Edouard a comme on dit pris le large, coupé les ponts, largué les amarres. En finir avec Eddy Bellegueule est autant une façon de justifier cette prise de distance qu’une manière peut-être de trancher les derniers noeuds qui rattachent à cette identité passée. « De mon enfance je n’ai aucun souvenir heureux » : les premiers mots du roman annoncent la couleur. On pense à la célèbre phrase d’ouverture de Perec dans W ou le souvenir d’enfance, « Je n’ai pas de souvenir d’enfance ». Mais chez le jeune romancier, la mémoire de ce qui a été enduré est vive, précise, lancinante.
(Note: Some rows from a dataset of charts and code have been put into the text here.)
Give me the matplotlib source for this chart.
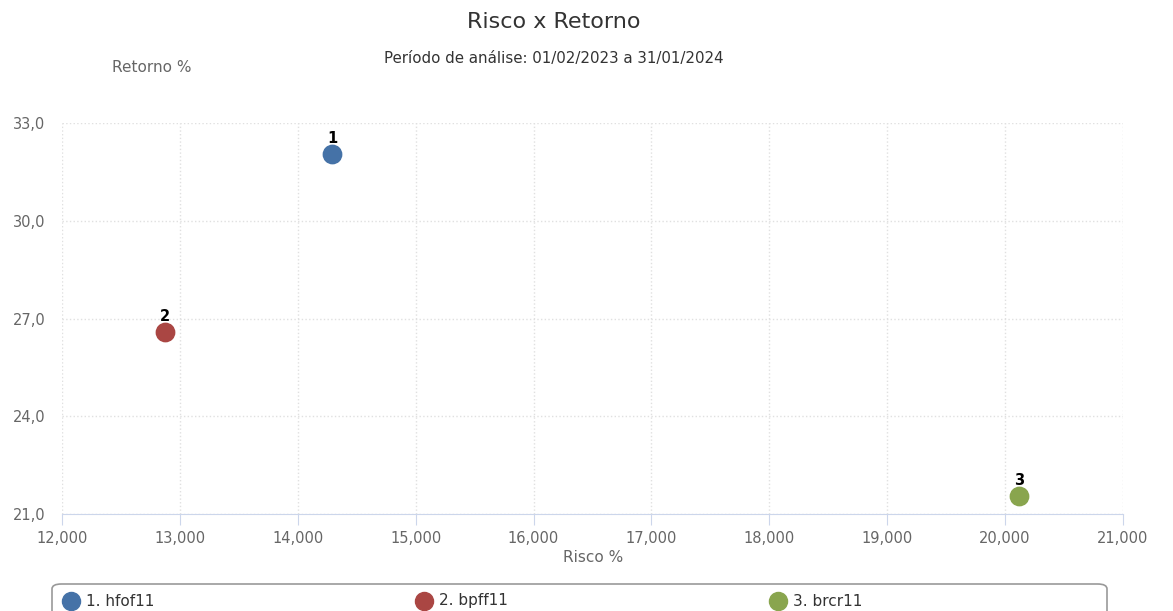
import matplotlib
matplotlib.use("Agg")
import matplotlib.pyplot as plt
from matplotlib.patches import FancyBboxPatch
from matplotlib.lines import Line2D

# data
labels = ["1", "2", "3"]
names = ["1. hfof11", "2. bpff11", "3. brcr11"]
risco = [14.29, 12.87, 20.12]
retorno = [32.05, 26.59, 21.56]
colors = ["#4572A7", "#AA4643", "#89A54E"]

xticks = [12, 13, 14, 15, 16, 17, 18, 19, 20, 21]
xticklabels = ["12,000", "13,000", "14,000", "15,000", "16,000",
               "17,000", "18,000", "19,000", "20,000", "21,000"]
yticks = [21, 24, 27, 30, 33]
yticklabels = ["21,0", "24,0", "27,0", "30,0", "33,0"]

plt.rcParams['font.family'] = ['DejaVu Sans']

W, H = 1173, 611
fig = plt.figure(figsize=(W / 100, H / 100), dpi=100)
ax = fig.add_axes([62 / W, 1 - 514 / H, (1123 - 62) / W, (514 - 123) / H])

for x, y, c, lab in zip(risco, retorno, colors, labels):
    ax.scatter(x, y, s=175, color=c, zorder=3, clip_on=False)
    ax.annotate(lab, (x, y), xytext=(0, 5.5), textcoords="offset points",
                ha="center", va="bottom", fontsize=10.5, fontweight="bold",
                color="black")

ax.set_xlim(12, 21)
ax.set_ylim(21, 33)
ax.set_xticks(xticks)
ax.set_xticklabels(xticklabels)
ax.set_yticks(yticks)
ax.set_yticklabels(yticklabels)

ax.grid(True, color="#e0e0e0", linestyle=":", linewidth=1)
ax.set_axisbelow(True)
for s in ["top", "left", "right"]:
    ax.spines[s].set_visible(False)
ax.spines["bottom"].set_color("#ccd6eb")
ax.tick_params(axis="x", colors="#ccd6eb", length=8, labelcolor="#666666",
               labelsize=10.5, pad=4)
ax.tick_params(axis="y", length=0, labelcolor="#666666", labelsize=10.5, pad=12)

# titles
fig.text(554 / W, 1 - 22 / H, "Risco x Retorno", ha="center", va="center",
         fontsize=16, color="#333333")
fig.text(554 / W, 1 - 58 / H, "Período de análise: 01/02/2023 a 31/01/2024",
         ha="center", va="center", fontsize=10.8, color="#333333")
fig.text(152 / W, 1 - 67 / H, "Retorno %", ha="center", va="center",
         fontsize=11, color="#666666")
fig.text(593 / W, 1 - 558 / H, "Risco %", ha="center", va="center",
         fontsize=11, color="#666666")

# legend box at the bottom (cut off by the figure edge)
box = FancyBboxPatch((52 / W, 1 - 630 / H), (1107 - 52) / W, 46 / H,
                     boxstyle="round,pad=0,rounding_size=0.008",
                     transform=fig.transFigure, facecolor="white",
                     edgecolor="#999999", linewidth=1.2)
fig.add_artist(box)
leg_x = [71, 424, 778]
for lx, c, n in zip(leg_x, colors, names):
    fig.add_artist(Line2D([lx / W], [1 - 601 / H], marker="o", markersize=13,
                          color=c, linestyle="none",
                          transform=fig.transFigure))
    fig.text((lx + 15) / W, 1 - 601 / H, n, ha="left", va="center",
             fontsize=11, color="#333333")

fig.savefig("out.png", dpi=100)
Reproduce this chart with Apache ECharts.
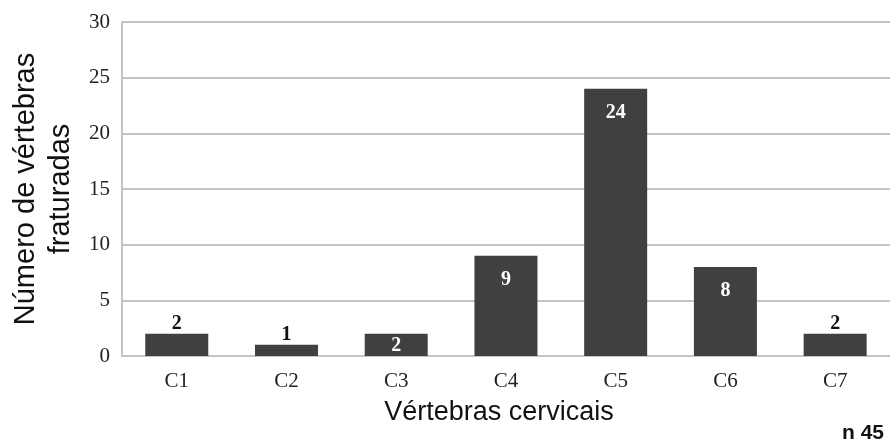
<!DOCTYPE html>
<html><head><meta charset="utf-8">
<script src="https://cdn.jsdelivr.net/npm/echarts@6/dist/echarts.min.js"></script>
<style>html,body{margin:0;padding:0;background:#fff}#c{width:890px;height:443px}</style>
</head><body><div id="c"></div>
<script>
const categories = ['C1','C2','C3','C4','C5','C6','C7'];
const values = [2,1,2,9,24,8,2];
const insideLabel = [false,false,true,true,true,true,false];
const yTicks = [0,5,10,15,20,25,30];

const chart = echarts.init(document.getElementById('c'));
const serif = '"Liberation Serif", "DejaVu Serif", serif';
const sans = '"Liberation Sans", Arial, sans-serif';
chart.setOption({
  animation: false,
  grid: {left: 121, top: 22, width: 778, bottom: 87, containLabel: false},
  xAxis: {
    type: 'category', data: categories,
    axisLine: {lineStyle: {color: '#c4c4c4', width: 2}},
    axisTick: {show: false},
    axisLabel: {color: '#222', fontFamily: serif, fontSize: 21, margin: 15},
    name: 'Vértebras cervicais', nameLocation: 'middle', nameGap: 43,
    nameTextStyle: {fontFamily: sans, fontSize: 27, color: '#111', padding: [0, 14, 0, 0]}
  },
  yAxis: {
    type: 'value', min: 0, max: 30, interval: 5,
    axisLine: {show: true, lineStyle: {color: '#c4c4c4', width: 2}},
    axisTick: {show: false},
    splitLine: {lineStyle: {color: '#c4c4c4', width: 2}},
    axisLabel: {color: '#222', fontFamily: serif, fontSize: 21, margin: 12,
      formatter: v => yTicks.includes(v) ? String(v) : ''},
    name: 'Número de vértebras\nfraturadas', nameLocation: 'middle', nameGap: 42,
    nameTextStyle: {fontFamily: sans, fontSize: 29, color: '#111', lineHeight: 35}
  },
  series: [{
    type: 'bar', barWidth: 63,
    itemStyle: {color: '#404040'},
    data: values.map((v, i) => ({
      value: v,
      label: insideLabel[i]
        ? {show: true, position: 'insideTop', distance: v < 5 ? 2 : 14, color: '#fff', fontFamily: serif, fontWeight: 'bold', fontSize: 20}
        : {show: true, position: 'top', distance: 0, color: '#111', fontFamily: serif, fontWeight: 'bold', fontSize: 20}
    }))
  }],
  graphic: [{
    type: 'text', right: 6, top: 423,
    style: {text: 'n 45', font: 'bold 21px ' + sans, fill: '#111'}
  }]
});
</script></body></html>
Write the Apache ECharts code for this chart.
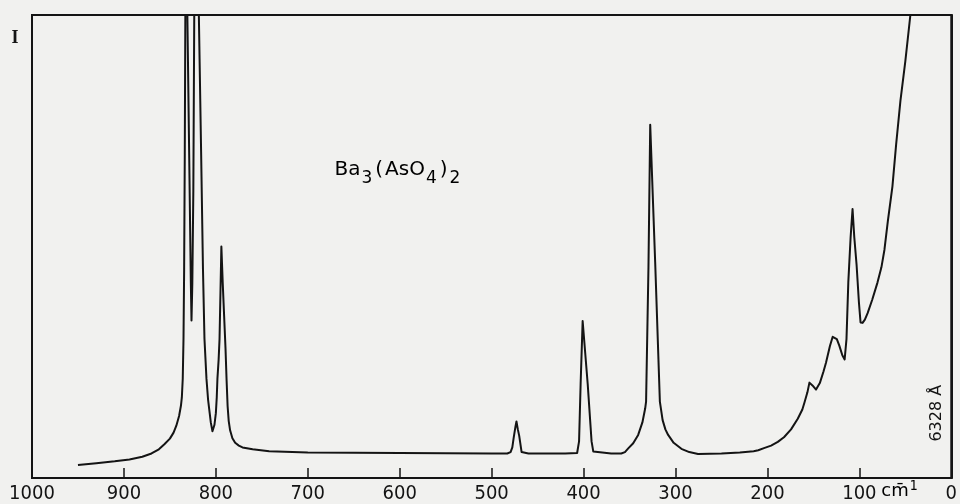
<!DOCTYPE html>
<html><head><meta charset="utf-8">
<script src="https://cdn.jsdelivr.net/npm/echarts@6/dist/echarts.min.js"></script>
<style>html,body{margin:0;padding:0;background:#f1f1ef;} #c{width:960px;height:504px;}</style>
</head><body><div id="c"></div>
<script>
// Raman spectrum of Ba3(AsO4)2, 6328 Å excitation
const wavenumbers = [950, 930, 910, 894, 880, 870, 862, 856, 850, 846, 843, 840, 838, 837, 836, 835.2, 834.5, 833.8, 833.2, 831, 828.5, 827.2, 826.5, 825.6, 824.5, 823.5, 818.5, 816, 814, 812.4, 810.2, 808.5, 807, 805.5, 803.7, 801.5, 800, 799, 798.3, 797, 796, 795, 794, 792.5, 791, 789.5, 788.3, 787.2, 786, 784.5, 782, 779, 775, 771, 760, 742, 700, 600, 500, 483, 479.4, 477.5, 476, 474, 473, 471.5, 470, 468, 467.4, 460, 420, 407, 405.6, 404.9, 403.2, 401, 395.5, 391.3, 389.4, 388, 370, 359, 355, 351.4, 346, 340.6, 336, 333, 332, 329.4, 327.5, 322.1, 317, 314, 311, 308, 302, 293.6, 285, 275.5, 250, 230, 215, 210, 203, 196, 188.7, 182, 174.3, 167, 162, 159.7, 156.5, 154.3, 151, 147.1, 143, 139, 136.3, 132, 129, 127, 124.5, 121.8, 118.5, 116, 114, 112, 109.5, 107.4, 105.5, 103, 100.5, 98.7, 96.5, 94, 91, 86, 80.3, 76, 72.7, 69, 64, 60, 55.3, 50, 44.5, 40];
const intensities = [2.8, 3.2, 3.6, 4.0, 4.6, 5.3, 6.2, 7.3, 8.5, 9.8, 11.3, 13.4, 15.6, 17.4, 21.5, 30, 45, 70, 100, 100, 62, 42, 34, 42, 62, 100, 100, 70, 45, 30.1, 21.4, 17, 14.5, 12, 10.1, 11.5, 14, 17.5, 21.4, 25.5, 30, 40, 50, 42, 35, 28, 21, 15.5, 12.3, 10.3, 8.6, 7.6, 7.0, 6.6, 6.2, 5.8, 5.5, 5.4, 5.3, 5.3, 5.6, 6.6, 8.7, 11.2, 12.2, 10.5, 9.1, 6.4, 5.6, 5.3, 5.3, 5.4, 5.7, 7.9, 20.3, 33.9, 20.3, 7.9, 5.7, 5.4, 5.3, 5.3, 5.6, 6.4, 7.5, 9.3, 12, 15, 16.5, 45.6, 76.3, 46.6, 16.5, 12.5, 10.5, 9.3, 7.6, 6.3, 5.6, 5.2, 5.3, 5.5, 5.8, 6.0, 6.5, 7.0, 7.8, 8.8, 10.5, 12.8, 14.8, 16.3, 18.5, 20.6, 20, 19.1, 20.5, 23, 24.9, 28.5, 30.5, 30.8, 30, 28.6, 26.5, 25.6, 30, 42.3, 52, 58.1, 52, 46, 38, 33.6, 33.5, 34.2, 35.6, 38.5, 42.2, 45.5, 49.3, 55.5, 63, 72, 81.5, 90, 100, 110];
const xTickValues = [0, 100, 200, 300, 400, 500, 600, 700, 800, 900, 1000];
const yAxisName = 'I';
const unitLabel = 'cm\u0304';
const unitSup = '1';
const laserLabel = '6328 Å';
const formulaParts = [['n', 'Ba'], ['s', '3'], ['p', '('], ['n', 'AsO'], ['s', '4'], ['p', ')'], ['s', '2']];

const ink = '#141414';
const numFont = "'Liberation Sans Narrow','DejaVu Sans Condensed','Liberation Sans',sans-serif";
const chart = echarts.init(document.getElementById('c'), null, {renderer: 'canvas'});
chart.setOption({
  animation: false,
  backgroundColor: '#f1f1ef',
  grid: {left: 32, right: 6, top: 15, bottom: 26, show: true, borderColor: ink, borderWidth: 2, backgroundColor: 'transparent'},
  xAxis: {
    type: 'value', min: 0, max: 1000, interval: 100, inverse: true,
    axisLine: {show: true, lineStyle: {color: ink, width: 2}},
    axisTick: {show: true, inside: true, length: 10, lineStyle: {color: ink, width: 1.5}},
    axisLabel: {show: true, color: ink, fontSize: 20, fontFamily: numFont, margin: 6,
      formatter: v => xTickValues.indexOf(v) >= 0 ? String(v) : ''},
    splitLine: {show: false}
  },
  yAxis: {
    type: 'value', min: 0, max: 100,
    axisLine: {show: true, lineStyle: {color: ink, width: 2}},
    axisTick: {show: false}, axisLabel: {show: false}, splitLine: {show: false}
  },
  series: [{
    type: 'line', symbol: 'none', clip: true, smooth: false,
    lineStyle: {color: ink, width: 2, join: 'round'},
    data: wavenumbers.map((w, i) => [w, intensities[i]])
  }]
});

function px(x, y) { return chart.convertToPixel({gridIndex: 0}, [x, y]); }
const pI = px(1000, 95);
const pF = px(671, 66.5);
const pU = px(100, 0);
const pL = px(0, 14);
const fF = "'DejaVu Sans',sans-serif";
const rich = {
  n: {fontFamily: fF, fontSize: 20, color: ink, padding: [0, 1, 0, 0]},
  p: {fontFamily: fF, fontSize: 20, color: ink, padding: [0, 2, 0, 3]},
  s: {fontFamily: fF, fontSize: 17, color: ink, padding: [16, 0, 0, 0]}
};
chart.setOption({
  graphic: [
    {type: 'text', x: pI[0] - 17, y: pI[1], style: {text: yAxisName, fill: ink, font: "bold 18px 'Liberation Serif',serif", textAlign: 'center', textVerticalAlign: 'middle'}},
    {type: 'text', x: pF[0], y: pF[1], style: {text: formulaParts.map(p => '{' + p[0] + '|' + p[1] + '}').join(''), rich: rich, textVerticalAlign: 'middle'}},
    {type: 'text', x: pU[0] + 22, y: pU[1] + 13, style: {text: '{u|' + unitLabel + '}{s|' + unitSup + '}', textVerticalAlign: 'middle',
      rich: {u: {fontFamily: fF, fontSize: 18, color: ink}, s: {fontFamily: numFont, fontSize: 14, color: ink, padding: [0, 0, 10, 1]}}}},
    {type: 'text', x: pL[0] - 14, y: pL[1], rotation: Math.PI / 2, style: {text: laserLabel, fill: ink, font: "16px 'DejaVu Sans',sans-serif", textAlign: 'center', textVerticalAlign: 'middle'}}
  ]
});
</script></body></html>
Dans un récit méthodique divisé en chapitres thématiques ou chronologiques, Edouard Louis suit pas à pas le trajet de la souffrance. Il faut alors remonter aux origines car le drame d’Eddy Bellegueule est très tôt celui de l’inadaptation. Né dans un village ouvrier marqué par un ensemble de codes et de comportements auquel personne ne déroge, le jeune garçon ne correspond pas. Il est mince, a une voix aigüe, n’aime pas le football, fait du théâtre…En voilà assez. Face à cet intrus, la famille est pour le moins embarrassée, la communauté fait front. L’auteur passe au crible son enfance, les remarques fatiguées des siens – « Calme-toi, tu peux pas arrêter avec tes grands gestes de folle »- et le rejet des autres, de plus en plus marqué. Les années collège apparaissent assez vite comme un point paroxystique de la violence. Ainsi, la circulation des souvenirs revient toujours buter sur une scène centrale, devenue emblématique du supplice silencieux de l’adolescent : chaque jour, dans un couloir sombre de l’établissement, Eddy subit les coups et les humiliations de deux gaillards érigés en gardiens de la norme. Le rendez-vous est ponctuel, jamais la victime ou les bourreaux ne s’y dérobent. L’auteur retrace aussi ses tentatives multiples et désespérées pour correspondre aux diktats parentaux et sociaux : vivre des relations hétérosexuelles, viriliser sa voix et sa démarche, ou même décharger sur un autre la violence reçue. Mais parce que la communauté garde opiniâtrement en mémoire ce qu’il a été et parce que le reniement de soi impose ses limites, Eddy doit fuir et devenir Edouard pour qu’une vie soit possible. Et si le titre donné plus tard à son étude sur Bourdieu – L’Insoumission en héritage – était en lui-même une synthèse de son propre parcours?

Reste à questionner l’intérêt littéraire d’un roman que l’auteur requalifie volontiers d’autobiographie – « Eddy, c’est moi ». Le récit des violences est bien sûr souvent saisissant, tant par l’objectivité des faits relatés que par l’effort qu’on perçoit dans l’écriture pour restituer l’émotion exacte du jeune garçon. Le travail sur la coexistence de deux langues à l’intérieur du flux narratif – celle du milieu d’origine, grossière, éruptive et celle du narrateur, structurée et policée – retient aussi l’attention. La première langue, simplement distinguée de l’autre par le recours à l’italique, surgit régulièrement dans le récit comme un fragment intact du passé, toujours disponible à l’oreille du narrateur. S’entremêlent ainsi habilement la langue du commentaire rétrospectif et celle du vécu. Pourtant, le caractère trop chronologique du roman, l’analyse souvent très explicative et répétitive des rapports entre le jeune garçon et son milieu finissent par dégrader l’oeuvre en banal témoignage, voire en journal intime post-adolescent. Alors, si le roman connaît un tel succès médiatique, cela tient peut-être davantage à une certaine fascination à l’égard de cette métamorphose d’Eddy en Edouard qu’à une véritable réussite littéraire.

En finir avec Eddy Bellegueule, d’Edouard Louis, Seuil, 220 p., 17 €.